Parecía papel picado lanzado sobre la cancha para recibir a los equipos, pero era pochoclo nomás lo que volaba por el aire y caía sobre el piso del cine. Pero todo era confusión, porque cuando fui a ver Metegol esperaba ver una película inspirada en el cuento de Roberto Fontanarrosa, y me encontré casi con una remake libre y en dibujo animado de Luna de Avellaneda. En fin, como se suele decir, equipo que gana no se cambia. Y Juan José Campanella es un buen técnico, que ya ha triunfado en el exterior y alzado más de una copa. Y Metegol tiene lo suyo, también. Aunque uno no puede dejar de ver que empieza como The Big Fish, la de Tim Burton, con un padre que cuenta historias que nadie le quiere creer.
Metegol es, en el fondo, una película sobre el barrio, con sus códigos y, entre ellos, los futboleros, los del potrero. Pero pretende más que contar una historia de barrio, tal vez por eso de que si pintás tu aldea pintás el mundo, y entonces también le han puesto nombres para que la vean allá lejos. Y para España le han puesto Futbolín, y Foosball para los yanquis.

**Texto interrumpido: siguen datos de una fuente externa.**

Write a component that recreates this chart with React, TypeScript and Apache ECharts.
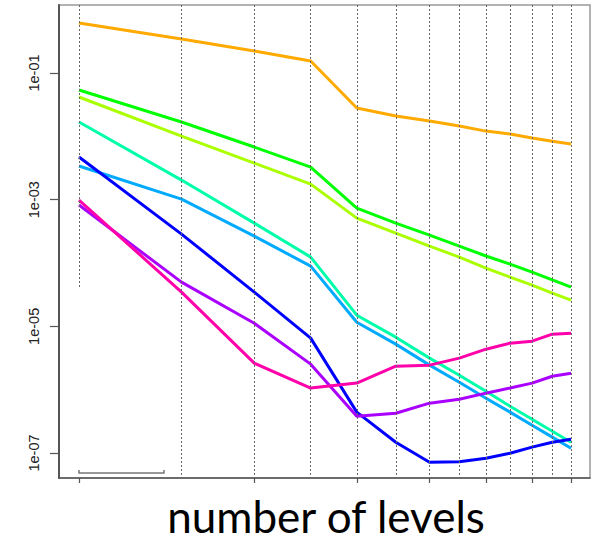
import React, { useEffect, useRef } from "react";
import * as echarts from "echarts";

const levels = [2, 3, 4, 5, 6, 7, 8, 9, 10, 11, 12, 13, 14];
const xTickValues = [2, 4, 6, 8, 10, 12, 14];
const yTickValues = [1e-1, 1e-3, 1e-5, 1e-7];
const yTickLabels = ["1e-01", "1e-03", "1e-05", "1e-07"];
const xTitle = "number of levels";

const orange = [0.617, 0.344, 0.223, 0.155, 0.028, 0.0209, 0.0175, 0.0146, 0.0121, 0.0109, 0.0094, 0.0084, 0.00755];
const yellowGreen = [0.0418, 0.0101, 0.00379, 0.00176, 5.12e-4, 2.97e-4, 1.85e-4, 1.24e-4, 8.3e-5, 5.98e-5, 4.48e-5, 3.34e-5, 2.59e-5];
const green = [0.0539, 0.01683, 0.00678, 0.00327, 7.37e-4, 4.27e-4, 2.76e-4, 1.85e-4, 1.29e-4, 9.6e-5, 7.2e-5, 5.4e-5, 4.16e-5];
const aquamarine = [0.01683, 0.00204, 4.27e-4, 1.24e-4, 1.5e-5, 6.75e-6, 3.15e-6, 1.69e-6, 9.46e-7, 5.48e-7, 3.42e-7, 2.21e-7, 1.48e-7];
const skyBlue = [0.0034, 0.00102, 2.66e-4, 8.93e-5, 1.16e-5, 5.24e-6, 2.44e-6, 1.31e-6, 7.34e-7, 4.42e-7, 2.75e-7, 1.78e-7, 1.19e-7];
const blue = [0.00471, 2.86e-4, 3.47e-5, 6.52e-6, 4.42e-7, 1.48e-7, 7.16e-8, 7.3e-8, 8.28e-8, 9.93e-8, 1.24e-7, 1.48e-7, 1.65e-7];
const purple = [8.22e-4, 4.99e-5, 1.12e-5, 2.53e-6, 3.81e-7, 4.25e-7, 6.12e-7, 7.08e-7, 8.81e-7, 1.06e-6, 1.27e-6, 1.63e-6, 1.82e-6];
const pink = [9.86e-4, 3.47e-5, 2.62e-6, 1.06e-6, 1.27e-6, 2.35e-6, 2.44e-6, 3.15e-6, 4.36e-6, 5.43e-6, 5.83e-6, 7.53e-6, 7.81e-6];

const seriesList = [
  { name: "orange", color: "#FFAA00", values: orange },
  { name: "yellowgreen", color: "#AAFF00", values: yellowGreen },
  { name: "green", color: "#00FF00", values: green },
  { name: "aquamarine", color: "#00FFAA", values: aquamarine },
  { name: "skyblue", color: "#00AAFF", values: skyBlue },
  { name: "blue", color: "#0000FF", values: blue },
  { name: "purple", color: "#AA00FF", values: purple },
  { name: "pink", color: "#FF00AA", values: pink },
];

const X_MIN = 1.848;
const X_MAX = 15.09;
const Y_MIN = 4.03e-8;
const Y_MAX = 1.186;
const FIRST_GRID_END = 4.0e-5;

export default function App() {
  const ref = useRef<HTMLDivElement>(null);
  useEffect(() => {
    if (!ref.current) return;
    const chart = echarts.init(ref.current, undefined, { renderer: "svg" });
    const gridLineStyle = { color: "#666", width: 1, type: [2, 2] as any };
    const option: any = {
      animation: false,
      grid: {
        left: 59,
        top: 5,
        right: 4,
        bottom: 63,
        show: true,
        borderColor: "#999",
        borderWidth: 1.5,
      },
      xAxis: {
        type: "log",
        logBase: 10,
        min: X_MIN,
        max: X_MAX,
        axisLine: { show: true, onZero: false, lineStyle: { color: "#555", width: 1.5 } },
        axisTick: {
          show: true,
          customValues: xTickValues,
          length: 5,
          lineStyle: { color: "#555", width: 1.2 },
        },
        axisLabel: { show: false },
        splitLine: { show: false },
        minorTick: { show: false },
      },
      yAxis: {
        type: "log",
        logBase: 10,
        min: Y_MIN,
        max: Y_MAX,
        axisLine: { show: true, onZero: false, lineStyle: { color: "#555", width: 2 } },
        axisTick: {
          show: true,
          customValues: yTickValues,
          length: 9,
          lineStyle: { color: "#555", width: 1.2 },
        },
        axisLabel: {
          show: true,
          customValues: yTickValues,
          rotate: 90,
          margin: 18,
          fontFamily: "Liberation Sans",
          fontSize: 14.5,
          color: "#222",
          formatter: (v: number) => {
            let best = 0;
            let bestD = Infinity;
            yTickValues.forEach((t, i) => {
              const d = Math.abs(Math.log10(t) - Math.log10(v));
              if (d < bestD) {
                bestD = d;
                best = i;
              }
            });
            return yTickLabels[best];
          },
        },
        splitLine: { show: false },
      },
      series: [
        {
          type: "line",
          name: "gridlines",
          data: [],
          silent: true,
          markLine: {
            silent: true,
            symbol: ["none", "none"],
            label: { show: false },
            lineStyle: gridLineStyle,
            emphasis: { disabled: true },
            data: [
              [
                { coord: [levels[0], Y_MAX] },
                { coord: [levels[0], FIRST_GRID_END] },
              ],
              ...levels.slice(1).map((x) => [
                { coord: [x, Y_MAX] },
                { coord: [x, Y_MIN] },
              ]),
            ],
          },
        },
        ...seriesList.map((s) => ({
          type: "line",
          name: s.name,
          data: levels.map((x, i) => [x, s.values[i]]),
          showSymbol: false,
          symbol: "none",
          lineStyle: { color: s.color, width: 3 },
          itemStyle: { color: s.color },
          silent: true,
        })),
      ],
      graphic: [
        {
          type: "polyline",
          shape: { points: [[79, 470], [79, 473], [164, 473], [164, 470]] },
          style: { stroke: "#777", lineWidth: 1.5, fill: null },
          silent: true,
        },
        {
          type: "text",
          x: 326,
          y: 516,
          style: {
            text: xTitle,
            textAlign: "center",
            textVerticalAlign: "middle",
            fontFamily: "Lato",
            fontSize: 44,
            lineHeight: 44,
            fill: "#000",
          },
        },
      ],
    };
    chart.setOption(option);
    return () => chart.dispose();
  }, []);
  return (
    <div
      ref={ref}
      style={{ position: "absolute", left: 0, top: 0, width: 594, height: 541, background: "#fff" }}
    />
  );
}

Amadeo es un héroe módico, cuya única habilidad, cultivada desde la más tierna infancia es la de jugar como los dioses al metegol. No le alcanza para ser El Eternauta, pero sí para defender al pueblo de la letal nieve de la modernidad. Una modernidad que también amenaza con llevarse a Laura, su amor inconfesado, que le dice que se va a ir del barrio para estudiar arte. Y eso a Amadeo le rompe todas las estructuras.
No se trata acá de contar la película, que como viene la va a ver todo el mundo. Baste decir que Amadeo libra una batalla desigual contra uno que sabe jugar al fútbol de verdad y que, encima, tiene un manager tramposo. Sus únicos aliados son los jugadores de metegol, que cobran vida. Y ahí están Capi, Beto y Loco, los tres delanteros, para darle una mano. Como el partido es de fútbol de verdad, Amadeo y su equipo de barrio lo pierden, pero no importa. Lo que vale es la actitud. Y por eso el pueblo está con Amadeo, que termina ganando en la vida. Y se casa con Laura –que abandonó sus locas pretensiones de estudiar arte– y tienen un hijo. Y por las noches, este triunfador juega en el galpón del fondo de su casita interminables partidos con sus jugadores metálicos pero vivientes.
Hasta que un día le cuenta su historia de goleador de la vida a su hijo y le dice que lo único que tiene que hacer es creerla. Para ser como él y poder jugar su juego.
Metegol, dicen, costó veinte millones de dólares. La verdad, una ganga si se lo compara con lo que cotiza el pase de Messi.